▶ [Raw records]:
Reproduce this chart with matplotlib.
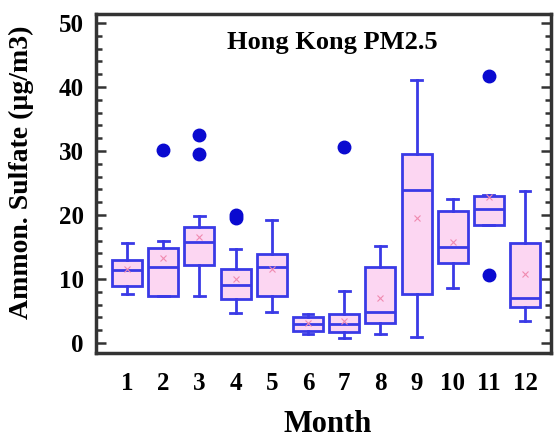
import matplotlib
matplotlib.use("Agg")
import matplotlib.pyplot as plt
from matplotlib.ticker import MultipleLocator

months = [1, 2, 3, 4, 5, 6, 7, 8, 9, 10, 11, 12]
q1 = [8.9, 7.3, 12.2, 6.9, 7.3, 1.9, 1.8, 3.1, 7.6, 12.5, 18.4, 5.7]
med = [11.4, 11.9, 15.8, 9.1, 11.9, 2.9, 3.0, 4.9, 23.9, 15.0, 20.9, 7.0]
q3 = [13.0, 14.8, 18.1, 11.5, 13.9, 4.1, 4.6, 11.9, 29.5, 20.6, 23.0, 15.7]
whislo = [7.7, 7.3, 7.3, 4.7, 4.9, 1.4, 0.8, 1.4, 0.9, 8.6, 18.4, 3.5]
whishi = [15.6, 16.0, 19.8, 14.7, 19.2, 4.6, 8.2, 15.2, 41.1, 22.5, 23.2, 23.7]
means = [11.5, 13.3, 16.5, 10.0, 11.6, 3.2, 3.5, 7.0, 19.5, 15.8, 22.8, 10.8]
fliers = [[], [30.2], [32.5, 29.5], [19.5, 20.0], [], [], [30.7], [], [], [],
          [41.7, 10.6], []]

serif = "Liberation Serif"
edge = "#3a3ae6"
fill = "#fcd6f2"

stats = [dict(med=m, q1=a, q3=b, whislo=lo, whishi=hi, mean=mn, fliers=f)
         for m, a, b, lo, hi, mn, f in zip(med, q1, q3, whislo, whishi, means, fliers)]

fig = plt.figure(figsize=(5.55, 4.38), dpi=100)
ax = fig.add_axes([0.173, 0.194, 0.820, 0.774])

ax.bxp(stats, positions=months, widths=0.83, patch_artist=True, showmeans=True,
       boxprops=dict(facecolor=fill, edgecolor=edge, linewidth=2),
       medianprops=dict(color=edge, linewidth=2),
       whiskerprops=dict(color=edge, linewidth=2),
       capprops=dict(color=edge, linewidth=2),
       capwidths=0.3,
       flierprops=dict(marker="o", markerfacecolor="#0a0ad0", markeredgecolor="#0a0ad0",
                       markersize=9),
       meanprops=dict(marker="x", markeredgecolor="#f08ab0", markersize=4,
                      markeredgewidth=0.8))

ax.set_xlim(0.14, 12.72)
ax.set_ylim(-1.56, 51.4)
ax.yaxis.set_major_locator(MultipleLocator(10))
ax.yaxis.set_minor_locator(MultipleLocator(2))
ax.tick_params(axis="y", which="both", direction="in", left=True, right=True, width=1.8,
               color="#333333", pad=9)
ax.tick_params(axis="y", which="major", length=7)
ax.tick_params(axis="y", which="minor", length=4)
ax.tick_params(axis="x", which="both", bottom=False, top=False, pad=10)
ax.set_xticks(months)
ax.set_xticklabels([str(m) for m in months])
for lab in ax.get_xticklabels() + ax.get_yticklabels():
    lab.set_fontfamily(serif)
    lab.set_fontweight("bold")
    lab.set_fontsize(18)
for s in ax.spines.values():
    s.set_linewidth(2.5)
    s.set_color("#333333")

ax.text(0.52, 0.915, "Hong Kong PM2.5", transform=ax.transAxes, ha="center", va="center",
        fontfamily=serif, fontweight="bold", fontsize=19)
ax.set_ylabel("Ammon. Sulfate (\u00b5g/m3)", fontfamily=serif, fontweight="bold",
              fontsize=20, va="center")
ax.yaxis.set_label_coords(-0.163, 0.534)
ax.set_xlabel("Month", fontfamily=serif, fontweight="bold", fontsize=22, va="center")
ax.xaxis.set_label_coords(0.508, -0.212)

fig.savefig("out.png", facecolor="white")
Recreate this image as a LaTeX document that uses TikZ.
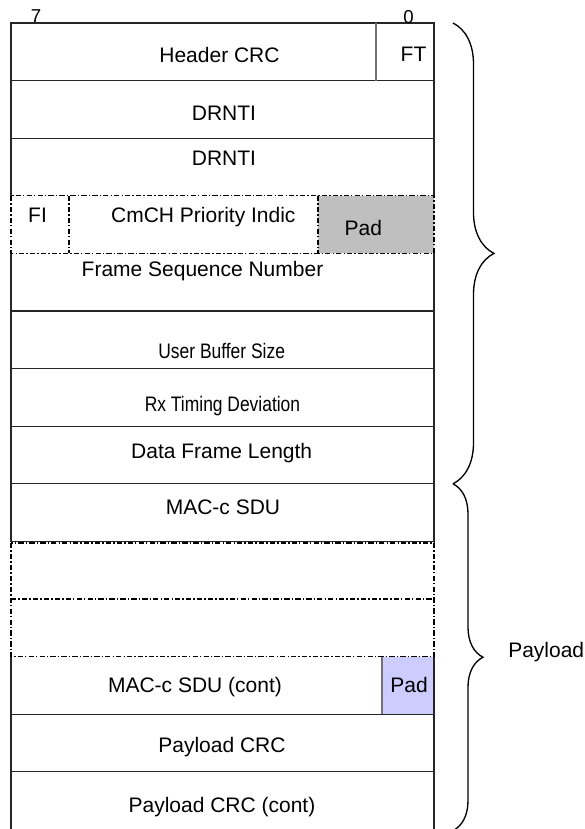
\documentclass[tikz,border=0pt]{standalone}
\usepackage{fontspec}
\setmainfont{Liberation Sans}
\newfontfamily\narrowfont[FakeStretch=0.83]{Liberation Sans}
\usepackage{tikz}
\usetikzlibrary{decorations.pathreplacing}
\tikzstyle{solidline} = [draw=black!85, line width=1pt, line cap=rect]
\tikzstyle{dashdotline} = [draw=black, line width=1pt,
    dash pattern=on 4pt off 1.6pt on 1pt off 1.6pt]
\tikzstyle{divider} = [draw=black!55, line width=0.8pt]
\tikzstyle{fieldtext} = [anchor=base, inner sep=0pt,
    font=\fontsize{15.75}{18}\selectfont]
\tikzstyle{narrowtext} = [fieldtext, font=\narrowfont\fontsize{15.75}{18}\selectfont]
\tikzstyle{bitno} = [anchor=base, inner sep=0pt, font=\fontsize{14}{16}\selectfont]
\tikzstyle{bracebig} = [decorate, decoration={brace, amplitude=30.75pt}, line width=1pt]
\tikzstyle{bracesmall} = [decorate, decoration={brace, amplitude=22.5pt}, line width=1pt]

\begin{document}
\begin{tikzpicture}[x=0.75pt, y=-0.75pt]
  \useasboundingbox (0,0) rectangle (585,829);
  % Fills
  \fill[black!25] (318,195.8) rectangle (434,253.4);
  \fill[blue!20] (382,656.6) rectangle (434,714.2);
  % Solid frame
  \foreach \ya/\yb in {23/195.8, 253.4/541.4, 656.6/835}
    \draw[solidline] (11,\ya) -- (11,\yb) (434,\ya) -- (434,\yb);
  \foreach \y in {23, 80.6, 138.2, 311, 368.6, 426.2, 483.8, 541.4, 714.2, 771.8}
    \draw[solidline] (11,\y) -- (434,\y);
  % Optional fields
  \draw[dashdotline, line width=0.9pt] (11,195.8) rectangle (434,253.4);
  \draw[dashdotline, line width=0.9pt] (69,195.8) -- (69,253.4) (318,195.8) -- (318,253.4);
  \draw[dashdotline, line width=1.2pt] (11,543) rectangle (434,656.6);
  \draw[dashdotline, line width=1.2pt] (11,599) -- (434,599);
  \draw[divider] (376,23) -- (376,80.6);
  \draw[divider] (382,656.6) -- (382,714.2);
  % Bit numbers
  \node[bitno] (bit7) at (36,22.7) {7};
  \node[bitno] (bit0) at (408.5,23.3) {0};
  % Place field names
  \node[fieldtext] (hcrc) at (219.5,62) {Header CRC};
  \node[fieldtext] (ft) at (413.5,61.7) {FT};
  \node[fieldtext] (drnti1) at (224,120) {DRNTI};
  \node[fieldtext] (drnti2) at (224,165) {DRNTI};
  \node[fieldtext] (fi) at (37.5,222) {FI};
  \node[fieldtext] (cmch) at (203.3,222) {CmCH Priority Indic};
  \node[fieldtext] (pad1) at (363.3,235) {Pad};
  \node[fieldtext] (fsn) at (202.5,276.5) {Frame Sequence Number};
  \node[narrowtext] (ubs) at (221.7,358) {User Buffer Size};
  \node[narrowtext] (rxtd) at (222.5,411) {Rx Timing Deviation};
  \node[fieldtext] (dfl) at (221.7,458) {Data Frame Length};
  \node[fieldtext] (sdu) at (223,514) {MAC-c SDU};
  \node[fieldtext] (sducont) at (195,692) {MAC-c SDU (cont)};
  \node[fieldtext] (pad2) at (409,692) {Pad};
  \node[fieldtext] (pcrc) at (222,752) {Payload CRC};
  \node[fieldtext] (pcrccont) at (222,812) {Payload CRC (cont)};
  % Braces
  \coordinate (hdtop) at (453,23);
  \coordinate (hdbot) at (453,483.8);
  \coordinate (plbot) at (453,830.6);
  \draw[bracebig] (hdtop) -- (hdbot);
  \draw[bracesmall] (hdbot) -- (plbot);
  \node[fieldtext, anchor=base west] (payload) at (508,657) {Payload};
\end{tikzpicture}
\end{document}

▶ [Objective]: Make an exact copy of every record, pictures excluded.

▶ [Answer to the task]:
Reproduce this chart with matplotlib.
import matplotlib
matplotlib.use("Agg")
import matplotlib.pyplot as plt
from matplotlib.ticker import MultipleLocator

months = [1, 2, 3, 4, 5, 6, 7, 8, 9, 10, 11, 12]
q1 = [8.9, 7.3, 12.2, 6.9, 7.3, 1.9, 1.8, 3.1, 7.6, 12.5, 18.4, 5.7]
med = [11.4, 11.9, 15.8, 9.1, 11.9, 2.9, 3.0, 4.9, 23.9, 15.0, 20.9, 7.0]
q3 = [13.0, 14.8, 18.1, 11.5, 13.9, 4.1, 4.6, 11.9, 29.5, 20.6, 23.0, 15.7]
whislo = [7.7, 7.3, 7.3, 4.7, 4.9, 1.4, 0.8, 1.4, 0.9, 8.6, 18.4, 3.5]
whishi = [15.6, 16.0, 19.8, 14.7, 19.2, 4.6, 8.2, 15.2, 41.1, 22.5, 23.2, 23.7]
means = [11.5, 13.3, 16.5, 10.0, 11.6, 3.2, 3.5, 7.0, 19.5, 15.8, 22.8, 10.8]
fliers = [[], [30.2], [32.5, 29.5], [19.5, 20.0], [], [], [30.7], [], [], [],
          [41.7, 10.6], []]

serif = "Liberation Serif"
edge = "#3a3ae6"
fill = "#fcd6f2"

stats = [dict(med=m, q1=a, q3=b, whislo=lo, whishi=hi, mean=mn, fliers=f)
         for m, a, b, lo, hi, mn, f in zip(med, q1, q3, whislo, whishi, means, fliers)]

fig = plt.figure(figsize=(5.55, 4.38), dpi=100)
ax = fig.add_axes([0.173, 0.194, 0.820, 0.774])

ax.bxp(stats, positions=months, widths=0.83, patch_artist=True, showmeans=True,
       boxprops=dict(facecolor=fill, edgecolor=edge, linewidth=2),
       medianprops=dict(color=edge, linewidth=2),
       whiskerprops=dict(color=edge, linewidth=2),
       capprops=dict(color=edge, linewidth=2),
       capwidths=0.3,
       flierprops=dict(marker="o", markerfacecolor="#0a0ad0", markeredgecolor="#0a0ad0",
                       markersize=9),
       meanprops=dict(marker="x", markeredgecolor="#f08ab0", markersize=4,
                      markeredgewidth=0.8))

ax.set_xlim(0.14, 12.72)
ax.set_ylim(-1.56, 51.4)
ax.yaxis.set_major_locator(MultipleLocator(10))
ax.yaxis.set_minor_locator(MultipleLocator(2))
ax.tick_params(axis="y", which="both", direction="in", left=True, right=True, width=1.8,
               color="#333333", pad=9)
ax.tick_params(axis="y", which="major", length=7)
ax.tick_params(axis="y", which="minor", length=4)
ax.tick_params(axis="x", which="both", bottom=False, top=False, pad=10)
ax.set_xticks(months)
ax.set_xticklabels([str(m) for m in months])
for lab in ax.get_xticklabels() + ax.get_yticklabels():
    lab.set_fontfamily(serif)
    lab.set_fontweight("bold")
    lab.set_fontsize(18)
for s in ax.spines.values():
    s.set_linewidth(2.5)
    s.set_color("#333333")

ax.text(0.52, 0.915, "Hong Kong PM2.5", transform=ax.transAxes, ha="center", va="center",
        fontfamily=serif, fontweight="bold", fontsize=19)
ax.set_ylabel("Ammon. Sulfate (\u00b5g/m3)", fontfamily=serif, fontweight="bold",
              fontsize=20, va="center")
ax.yaxis.set_label_coords(-0.163, 0.534)
ax.set_xlabel("Month", fontfamily=serif, fontweight="bold", fontsize=22, va="center")
ax.xaxis.set_label_coords(0.508, -0.212)

fig.savefig("out.png", facecolor="white")
Recreate this image as a LaTeX document that uses TikZ.
\documentclass[tikz,border=0pt]{standalone}
\usepackage{fontspec}
\setmainfont{Liberation Sans}
\newfontfamily\narrowfont[FakeStretch=0.83]{Liberation Sans}
\usepackage{tikz}
\usetikzlibrary{decorations.pathreplacing}
\tikzstyle{solidline} = [draw=black!85, line width=1pt, line cap=rect]
\tikzstyle{dashdotline} = [draw=black, line width=1pt,
    dash pattern=on 4pt off 1.6pt on 1pt off 1.6pt]
\tikzstyle{divider} = [draw=black!55, line width=0.8pt]
\tikzstyle{fieldtext} = [anchor=base, inner sep=0pt,
    font=\fontsize{15.75}{18}\selectfont]
\tikzstyle{narrowtext} = [fieldtext, font=\narrowfont\fontsize{15.75}{18}\selectfont]
\tikzstyle{bitno} = [anchor=base, inner sep=0pt, font=\fontsize{14}{16}\selectfont]
\tikzstyle{bracebig} = [decorate, decoration={brace, amplitude=30.75pt}, line width=1pt]
\tikzstyle{bracesmall} = [decorate, decoration={brace, amplitude=22.5pt}, line width=1pt]

\begin{document}
\begin{tikzpicture}[x=0.75pt, y=-0.75pt]
  \useasboundingbox (0,0) rectangle (585,829);
  % Fills
  \fill[black!25] (318,195.8) rectangle (434,253.4);
  \fill[blue!20] (382,656.6) rectangle (434,714.2);
  % Solid frame
  \foreach \ya/\yb in {23/195.8, 253.4/541.4, 656.6/835}
    \draw[solidline] (11,\ya) -- (11,\yb) (434,\ya) -- (434,\yb);
  \foreach \y in {23, 80.6, 138.2, 311, 368.6, 426.2, 483.8, 541.4, 714.2, 771.8}
    \draw[solidline] (11,\y) -- (434,\y);
  % Optional fields
  \draw[dashdotline, line width=0.9pt] (11,195.8) rectangle (434,253.4);
  \draw[dashdotline, line width=0.9pt] (69,195.8) -- (69,253.4) (318,195.8) -- (318,253.4);
  \draw[dashdotline, line width=1.2pt] (11,543) rectangle (434,656.6);
  \draw[dashdotline, line width=1.2pt] (11,599) -- (434,599);
  \draw[divider] (376,23) -- (376,80.6);
  \draw[divider] (382,656.6) -- (382,714.2);
  % Bit numbers
  \node[bitno] (bit7) at (36,22.7) {7};
  \node[bitno] (bit0) at (408.5,23.3) {0};
  % Place field names
  \node[fieldtext] (hcrc) at (219.5,62) {Header CRC};
  \node[fieldtext] (ft) at (413.5,61.7) {FT};
  \node[fieldtext] (drnti1) at (224,120) {DRNTI};
  \node[fieldtext] (drnti2) at (224,165) {DRNTI};
  \node[fieldtext] (fi) at (37.5,222) {FI};
  \node[fieldtext] (cmch) at (203.3,222) {CmCH Priority Indic};
  \node[fieldtext] (pad1) at (363.3,235) {Pad};
  \node[fieldtext] (fsn) at (202.5,276.5) {Frame Sequence Number};
  \node[narrowtext] (ubs) at (221.7,358) {User Buffer Size};
  \node[narrowtext] (rxtd) at (222.5,411) {Rx Timing Deviation};
  \node[fieldtext] (dfl) at (221.7,458) {Data Frame Length};
  \node[fieldtext] (sdu) at (223,514) {MAC-c SDU};
  \node[fieldtext] (sducont) at (195,692) {MAC-c SDU (cont)};
  \node[fieldtext] (pad2) at (409,692) {Pad};
  \node[fieldtext] (pcrc) at (222,752) {Payload CRC};
  \node[fieldtext] (pcrccont) at (222,812) {Payload CRC (cont)};
  % Braces
  \coordinate (hdtop) at (453,23);
  \coordinate (hdbot) at (453,483.8);
  \coordinate (plbot) at (453,830.6);
  \draw[bracebig] (hdtop) -- (hdbot);
  \draw[bracesmall] (hdbot) -- (plbot);
  \node[fieldtext, anchor=base west] (payload) at (508,657) {Payload};
\end{tikzpicture}
\end{document}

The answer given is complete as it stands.